# Objective:
Where does the string "this" appear? Copy every line of the entries below that holds it.

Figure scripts
-- begin --

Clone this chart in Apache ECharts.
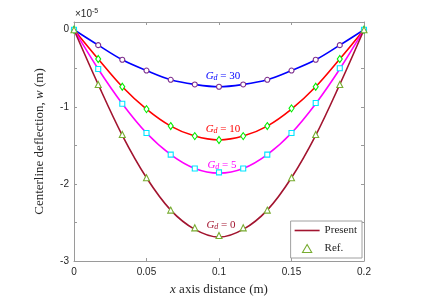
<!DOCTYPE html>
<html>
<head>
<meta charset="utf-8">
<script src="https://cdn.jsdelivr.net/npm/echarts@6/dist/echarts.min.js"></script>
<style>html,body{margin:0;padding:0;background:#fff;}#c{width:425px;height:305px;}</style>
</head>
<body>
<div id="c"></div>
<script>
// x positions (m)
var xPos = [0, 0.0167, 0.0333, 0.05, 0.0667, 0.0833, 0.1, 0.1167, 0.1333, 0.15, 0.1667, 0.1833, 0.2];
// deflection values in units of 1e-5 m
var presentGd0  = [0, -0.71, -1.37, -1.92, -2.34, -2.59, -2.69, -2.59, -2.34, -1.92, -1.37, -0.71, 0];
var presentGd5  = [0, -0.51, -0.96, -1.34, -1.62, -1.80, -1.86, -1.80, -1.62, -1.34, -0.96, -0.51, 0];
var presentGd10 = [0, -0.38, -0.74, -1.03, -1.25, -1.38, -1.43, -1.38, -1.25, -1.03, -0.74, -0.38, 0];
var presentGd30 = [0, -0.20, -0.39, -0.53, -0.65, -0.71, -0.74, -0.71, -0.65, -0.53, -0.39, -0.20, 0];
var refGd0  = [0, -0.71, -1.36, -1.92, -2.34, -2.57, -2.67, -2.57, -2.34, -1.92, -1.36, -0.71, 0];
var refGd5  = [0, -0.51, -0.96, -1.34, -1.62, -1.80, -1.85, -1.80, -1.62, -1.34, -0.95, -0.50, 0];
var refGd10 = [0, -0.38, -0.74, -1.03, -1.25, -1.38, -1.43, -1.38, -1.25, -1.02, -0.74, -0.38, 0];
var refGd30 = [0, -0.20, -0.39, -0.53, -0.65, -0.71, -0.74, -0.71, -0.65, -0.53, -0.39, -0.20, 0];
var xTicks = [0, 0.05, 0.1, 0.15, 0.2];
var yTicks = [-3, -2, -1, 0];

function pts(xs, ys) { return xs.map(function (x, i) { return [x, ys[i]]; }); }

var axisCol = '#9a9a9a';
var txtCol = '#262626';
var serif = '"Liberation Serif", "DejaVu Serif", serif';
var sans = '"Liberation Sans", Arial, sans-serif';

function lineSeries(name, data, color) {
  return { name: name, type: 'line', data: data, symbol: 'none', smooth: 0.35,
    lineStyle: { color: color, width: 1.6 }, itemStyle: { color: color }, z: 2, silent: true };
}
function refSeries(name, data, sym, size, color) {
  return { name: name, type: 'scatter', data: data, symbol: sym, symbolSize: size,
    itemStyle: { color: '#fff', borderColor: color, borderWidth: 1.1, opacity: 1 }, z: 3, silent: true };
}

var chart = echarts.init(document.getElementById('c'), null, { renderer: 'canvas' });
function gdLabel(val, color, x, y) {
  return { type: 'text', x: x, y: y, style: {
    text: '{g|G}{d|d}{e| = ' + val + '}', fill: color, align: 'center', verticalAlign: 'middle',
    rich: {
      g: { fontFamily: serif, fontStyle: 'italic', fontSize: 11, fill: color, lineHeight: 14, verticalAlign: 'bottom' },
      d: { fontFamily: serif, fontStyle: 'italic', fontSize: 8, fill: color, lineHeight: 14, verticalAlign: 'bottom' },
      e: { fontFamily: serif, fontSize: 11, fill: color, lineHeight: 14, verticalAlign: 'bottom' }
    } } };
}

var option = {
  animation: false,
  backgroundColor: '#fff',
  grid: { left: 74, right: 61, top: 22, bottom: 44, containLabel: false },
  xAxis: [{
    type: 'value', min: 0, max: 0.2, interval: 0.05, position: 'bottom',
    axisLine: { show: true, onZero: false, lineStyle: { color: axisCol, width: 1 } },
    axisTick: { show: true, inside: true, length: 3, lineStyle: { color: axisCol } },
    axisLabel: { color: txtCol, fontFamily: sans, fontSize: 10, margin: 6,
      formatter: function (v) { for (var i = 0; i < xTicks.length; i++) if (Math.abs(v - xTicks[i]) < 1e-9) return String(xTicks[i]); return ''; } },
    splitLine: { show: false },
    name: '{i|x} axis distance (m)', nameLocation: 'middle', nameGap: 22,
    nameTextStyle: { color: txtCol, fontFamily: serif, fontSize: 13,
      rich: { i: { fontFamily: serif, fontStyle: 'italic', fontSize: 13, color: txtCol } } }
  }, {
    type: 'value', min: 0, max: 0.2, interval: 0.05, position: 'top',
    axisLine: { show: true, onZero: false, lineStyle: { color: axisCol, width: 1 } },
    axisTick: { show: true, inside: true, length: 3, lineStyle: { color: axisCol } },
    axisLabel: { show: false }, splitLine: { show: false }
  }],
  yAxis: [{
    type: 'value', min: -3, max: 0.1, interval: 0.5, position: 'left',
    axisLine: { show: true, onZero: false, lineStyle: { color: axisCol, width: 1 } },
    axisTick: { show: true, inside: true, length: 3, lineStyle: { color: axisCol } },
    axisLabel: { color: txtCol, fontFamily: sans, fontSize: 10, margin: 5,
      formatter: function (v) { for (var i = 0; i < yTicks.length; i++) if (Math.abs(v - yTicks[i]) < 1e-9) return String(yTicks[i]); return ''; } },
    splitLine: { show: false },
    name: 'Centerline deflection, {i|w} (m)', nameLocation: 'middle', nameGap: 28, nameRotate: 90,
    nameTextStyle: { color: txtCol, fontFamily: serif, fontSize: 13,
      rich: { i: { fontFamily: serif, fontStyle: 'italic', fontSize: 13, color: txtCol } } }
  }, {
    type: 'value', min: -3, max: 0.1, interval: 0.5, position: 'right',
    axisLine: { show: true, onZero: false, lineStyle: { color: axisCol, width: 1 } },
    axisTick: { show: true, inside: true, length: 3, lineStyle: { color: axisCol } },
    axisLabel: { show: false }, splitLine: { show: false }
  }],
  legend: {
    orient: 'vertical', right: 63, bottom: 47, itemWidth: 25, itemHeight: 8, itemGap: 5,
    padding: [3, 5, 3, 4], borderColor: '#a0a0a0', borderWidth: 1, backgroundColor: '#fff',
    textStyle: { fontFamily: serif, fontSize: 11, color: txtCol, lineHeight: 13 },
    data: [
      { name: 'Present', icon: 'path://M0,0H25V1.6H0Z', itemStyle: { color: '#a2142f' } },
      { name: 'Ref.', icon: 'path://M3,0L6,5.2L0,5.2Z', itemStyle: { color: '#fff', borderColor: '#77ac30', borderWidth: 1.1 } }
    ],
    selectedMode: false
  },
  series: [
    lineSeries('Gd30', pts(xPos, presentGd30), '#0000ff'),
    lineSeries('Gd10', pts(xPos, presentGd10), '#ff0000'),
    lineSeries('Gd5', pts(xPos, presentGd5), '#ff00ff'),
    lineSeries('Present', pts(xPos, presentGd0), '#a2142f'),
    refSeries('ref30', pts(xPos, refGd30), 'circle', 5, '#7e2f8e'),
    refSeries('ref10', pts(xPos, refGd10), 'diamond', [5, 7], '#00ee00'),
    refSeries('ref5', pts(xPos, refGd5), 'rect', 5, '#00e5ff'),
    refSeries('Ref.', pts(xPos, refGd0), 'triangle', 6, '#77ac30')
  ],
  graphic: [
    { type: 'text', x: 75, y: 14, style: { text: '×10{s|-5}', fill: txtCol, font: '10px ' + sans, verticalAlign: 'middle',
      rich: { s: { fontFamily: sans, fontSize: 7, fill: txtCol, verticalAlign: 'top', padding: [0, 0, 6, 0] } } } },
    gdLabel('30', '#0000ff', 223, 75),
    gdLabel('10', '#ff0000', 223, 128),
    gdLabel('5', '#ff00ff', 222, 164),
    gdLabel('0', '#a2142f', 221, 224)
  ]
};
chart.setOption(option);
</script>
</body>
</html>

-- end --
-- begin --

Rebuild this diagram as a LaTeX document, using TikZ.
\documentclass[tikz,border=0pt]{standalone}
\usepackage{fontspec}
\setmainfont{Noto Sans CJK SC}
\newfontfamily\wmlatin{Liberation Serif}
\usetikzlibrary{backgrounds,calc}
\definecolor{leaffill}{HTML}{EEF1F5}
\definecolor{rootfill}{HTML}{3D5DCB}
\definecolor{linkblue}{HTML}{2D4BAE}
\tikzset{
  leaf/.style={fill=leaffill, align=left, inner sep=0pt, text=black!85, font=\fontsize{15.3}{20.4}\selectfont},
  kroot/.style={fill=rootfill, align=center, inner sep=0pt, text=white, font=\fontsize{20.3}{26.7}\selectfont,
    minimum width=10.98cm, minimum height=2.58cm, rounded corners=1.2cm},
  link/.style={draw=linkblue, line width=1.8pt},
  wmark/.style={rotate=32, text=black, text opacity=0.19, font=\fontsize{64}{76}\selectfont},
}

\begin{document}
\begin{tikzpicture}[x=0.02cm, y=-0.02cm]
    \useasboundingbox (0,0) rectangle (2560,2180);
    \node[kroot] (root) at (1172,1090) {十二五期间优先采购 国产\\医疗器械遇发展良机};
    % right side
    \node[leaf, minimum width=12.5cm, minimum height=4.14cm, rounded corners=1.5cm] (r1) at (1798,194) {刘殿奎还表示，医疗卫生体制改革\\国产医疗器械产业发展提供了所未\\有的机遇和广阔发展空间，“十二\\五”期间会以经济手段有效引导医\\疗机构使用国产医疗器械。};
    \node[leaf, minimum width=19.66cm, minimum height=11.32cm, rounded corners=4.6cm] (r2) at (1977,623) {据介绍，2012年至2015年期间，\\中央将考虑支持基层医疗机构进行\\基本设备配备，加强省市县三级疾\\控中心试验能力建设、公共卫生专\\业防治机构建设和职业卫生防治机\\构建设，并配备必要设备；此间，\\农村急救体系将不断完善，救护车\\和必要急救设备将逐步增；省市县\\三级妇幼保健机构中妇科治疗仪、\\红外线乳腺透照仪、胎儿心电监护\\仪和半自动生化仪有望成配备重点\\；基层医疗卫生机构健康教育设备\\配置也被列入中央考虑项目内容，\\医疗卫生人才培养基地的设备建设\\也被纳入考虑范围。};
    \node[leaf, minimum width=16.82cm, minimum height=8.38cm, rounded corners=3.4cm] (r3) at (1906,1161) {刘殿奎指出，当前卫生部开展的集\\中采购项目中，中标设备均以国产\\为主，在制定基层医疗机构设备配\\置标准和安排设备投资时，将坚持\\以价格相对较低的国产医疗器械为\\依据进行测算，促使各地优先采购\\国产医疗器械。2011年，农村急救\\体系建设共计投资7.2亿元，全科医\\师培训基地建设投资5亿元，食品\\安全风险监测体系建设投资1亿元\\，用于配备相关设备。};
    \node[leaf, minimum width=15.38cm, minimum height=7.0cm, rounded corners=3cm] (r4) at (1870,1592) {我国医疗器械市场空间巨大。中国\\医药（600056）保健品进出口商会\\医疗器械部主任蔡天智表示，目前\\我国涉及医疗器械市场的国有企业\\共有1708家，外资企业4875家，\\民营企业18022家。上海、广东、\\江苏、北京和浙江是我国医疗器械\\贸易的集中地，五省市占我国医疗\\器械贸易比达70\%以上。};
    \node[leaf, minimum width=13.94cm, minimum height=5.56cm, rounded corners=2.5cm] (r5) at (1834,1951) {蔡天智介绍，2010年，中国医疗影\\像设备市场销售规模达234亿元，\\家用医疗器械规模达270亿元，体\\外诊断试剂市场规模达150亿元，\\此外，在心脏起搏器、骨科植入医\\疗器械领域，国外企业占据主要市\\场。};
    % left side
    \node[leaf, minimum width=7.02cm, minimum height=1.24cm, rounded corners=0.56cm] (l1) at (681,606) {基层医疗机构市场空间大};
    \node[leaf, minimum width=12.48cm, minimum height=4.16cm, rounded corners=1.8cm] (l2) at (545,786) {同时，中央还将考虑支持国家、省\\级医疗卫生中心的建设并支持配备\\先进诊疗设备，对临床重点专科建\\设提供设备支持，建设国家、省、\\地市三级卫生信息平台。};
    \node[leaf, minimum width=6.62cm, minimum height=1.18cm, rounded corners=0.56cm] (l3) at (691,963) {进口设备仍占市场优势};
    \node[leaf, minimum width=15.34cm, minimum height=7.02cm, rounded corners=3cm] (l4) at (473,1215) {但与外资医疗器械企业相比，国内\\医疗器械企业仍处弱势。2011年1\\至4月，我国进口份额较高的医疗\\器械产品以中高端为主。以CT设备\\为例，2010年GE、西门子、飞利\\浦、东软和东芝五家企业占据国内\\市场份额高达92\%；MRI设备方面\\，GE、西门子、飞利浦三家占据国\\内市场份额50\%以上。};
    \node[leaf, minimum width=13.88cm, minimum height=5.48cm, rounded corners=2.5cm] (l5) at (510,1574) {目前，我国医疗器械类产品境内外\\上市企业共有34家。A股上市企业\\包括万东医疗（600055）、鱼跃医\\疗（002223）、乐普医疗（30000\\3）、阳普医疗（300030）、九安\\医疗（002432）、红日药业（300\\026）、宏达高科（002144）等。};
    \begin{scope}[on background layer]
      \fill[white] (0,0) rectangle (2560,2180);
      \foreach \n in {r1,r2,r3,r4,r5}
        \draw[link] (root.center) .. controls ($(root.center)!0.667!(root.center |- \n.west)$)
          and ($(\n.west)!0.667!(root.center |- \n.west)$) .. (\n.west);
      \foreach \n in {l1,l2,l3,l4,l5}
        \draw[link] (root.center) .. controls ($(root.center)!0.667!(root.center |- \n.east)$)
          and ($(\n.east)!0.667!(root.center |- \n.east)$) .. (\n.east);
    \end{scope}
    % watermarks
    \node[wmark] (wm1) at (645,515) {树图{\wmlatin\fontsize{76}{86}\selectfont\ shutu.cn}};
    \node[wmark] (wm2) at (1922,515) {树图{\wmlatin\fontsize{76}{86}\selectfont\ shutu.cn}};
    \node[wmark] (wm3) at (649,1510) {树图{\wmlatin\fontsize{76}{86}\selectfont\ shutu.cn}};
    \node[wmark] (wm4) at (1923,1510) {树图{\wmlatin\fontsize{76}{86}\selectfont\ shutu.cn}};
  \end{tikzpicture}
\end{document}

-- end --
-- begin --

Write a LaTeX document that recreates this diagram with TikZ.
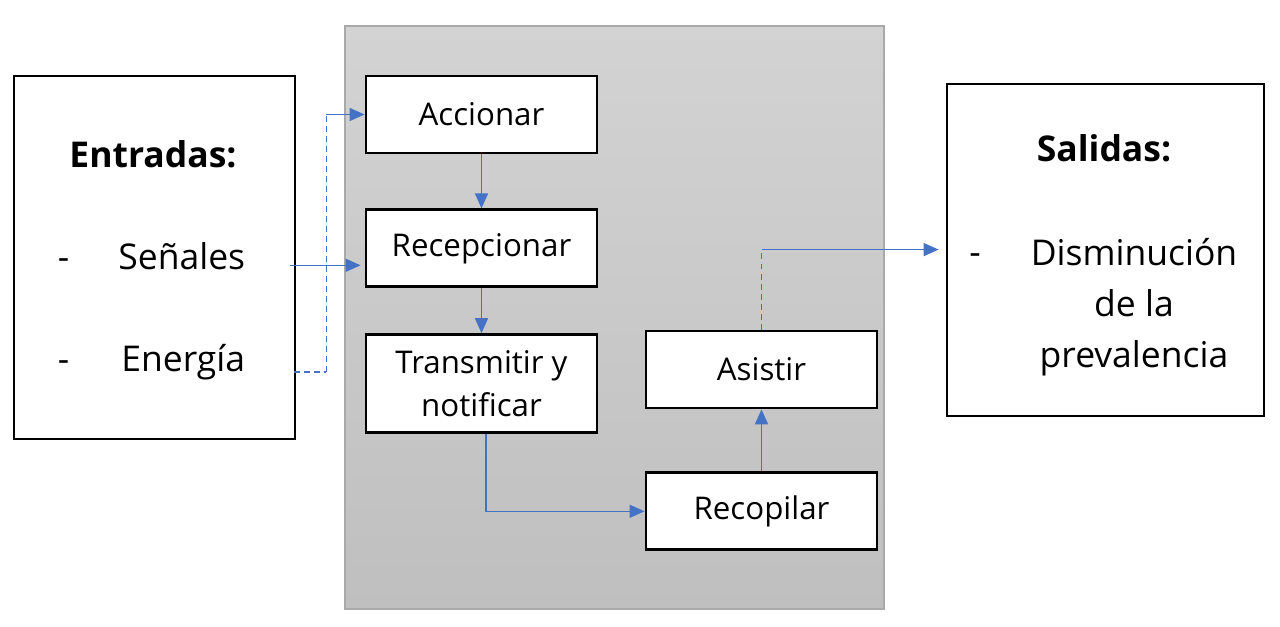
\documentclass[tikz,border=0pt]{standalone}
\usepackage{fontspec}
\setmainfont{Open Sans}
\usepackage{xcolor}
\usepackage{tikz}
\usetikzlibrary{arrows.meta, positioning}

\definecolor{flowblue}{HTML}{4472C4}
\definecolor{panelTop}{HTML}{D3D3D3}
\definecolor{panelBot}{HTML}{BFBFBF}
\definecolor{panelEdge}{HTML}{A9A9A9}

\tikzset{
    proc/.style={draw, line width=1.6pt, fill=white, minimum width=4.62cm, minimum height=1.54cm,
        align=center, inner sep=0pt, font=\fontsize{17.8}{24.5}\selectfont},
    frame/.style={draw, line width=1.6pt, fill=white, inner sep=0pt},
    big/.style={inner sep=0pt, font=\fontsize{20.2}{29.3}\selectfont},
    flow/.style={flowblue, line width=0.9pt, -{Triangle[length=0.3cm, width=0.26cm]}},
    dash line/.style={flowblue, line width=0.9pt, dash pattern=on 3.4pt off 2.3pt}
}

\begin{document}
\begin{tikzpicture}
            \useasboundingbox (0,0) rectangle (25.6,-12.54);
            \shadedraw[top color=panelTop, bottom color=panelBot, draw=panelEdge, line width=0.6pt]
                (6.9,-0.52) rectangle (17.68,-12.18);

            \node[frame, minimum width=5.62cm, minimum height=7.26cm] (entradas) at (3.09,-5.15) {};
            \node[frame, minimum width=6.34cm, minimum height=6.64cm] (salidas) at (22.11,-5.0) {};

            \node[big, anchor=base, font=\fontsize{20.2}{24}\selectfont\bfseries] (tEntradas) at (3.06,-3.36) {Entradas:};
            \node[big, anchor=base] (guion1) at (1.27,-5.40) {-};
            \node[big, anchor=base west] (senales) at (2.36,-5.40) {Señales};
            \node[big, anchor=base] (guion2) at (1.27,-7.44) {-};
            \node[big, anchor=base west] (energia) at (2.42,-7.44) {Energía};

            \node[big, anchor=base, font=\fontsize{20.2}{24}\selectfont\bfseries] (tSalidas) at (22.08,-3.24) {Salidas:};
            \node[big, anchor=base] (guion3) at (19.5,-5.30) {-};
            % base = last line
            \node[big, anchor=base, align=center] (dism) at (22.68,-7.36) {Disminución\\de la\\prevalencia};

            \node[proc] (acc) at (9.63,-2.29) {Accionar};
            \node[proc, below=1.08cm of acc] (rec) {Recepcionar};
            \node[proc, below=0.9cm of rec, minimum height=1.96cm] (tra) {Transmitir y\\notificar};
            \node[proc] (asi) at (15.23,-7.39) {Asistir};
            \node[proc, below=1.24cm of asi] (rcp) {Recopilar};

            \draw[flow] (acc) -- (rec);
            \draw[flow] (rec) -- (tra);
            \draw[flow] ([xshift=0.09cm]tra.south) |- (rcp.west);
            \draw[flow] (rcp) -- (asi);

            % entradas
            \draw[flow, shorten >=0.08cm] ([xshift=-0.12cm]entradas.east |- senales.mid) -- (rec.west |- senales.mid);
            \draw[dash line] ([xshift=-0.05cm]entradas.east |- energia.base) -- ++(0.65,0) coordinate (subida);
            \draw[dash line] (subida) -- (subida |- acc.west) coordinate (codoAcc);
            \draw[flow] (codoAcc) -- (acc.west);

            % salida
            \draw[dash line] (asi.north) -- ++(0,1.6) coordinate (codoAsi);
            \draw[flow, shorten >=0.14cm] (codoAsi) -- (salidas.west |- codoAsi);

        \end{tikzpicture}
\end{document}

-- end --

# Problem solution:
Clone this chart in Apache ECharts.
Rebuild this diagram as a LaTeX document, using TikZ.
Write a LaTeX document that recreates this diagram with TikZ.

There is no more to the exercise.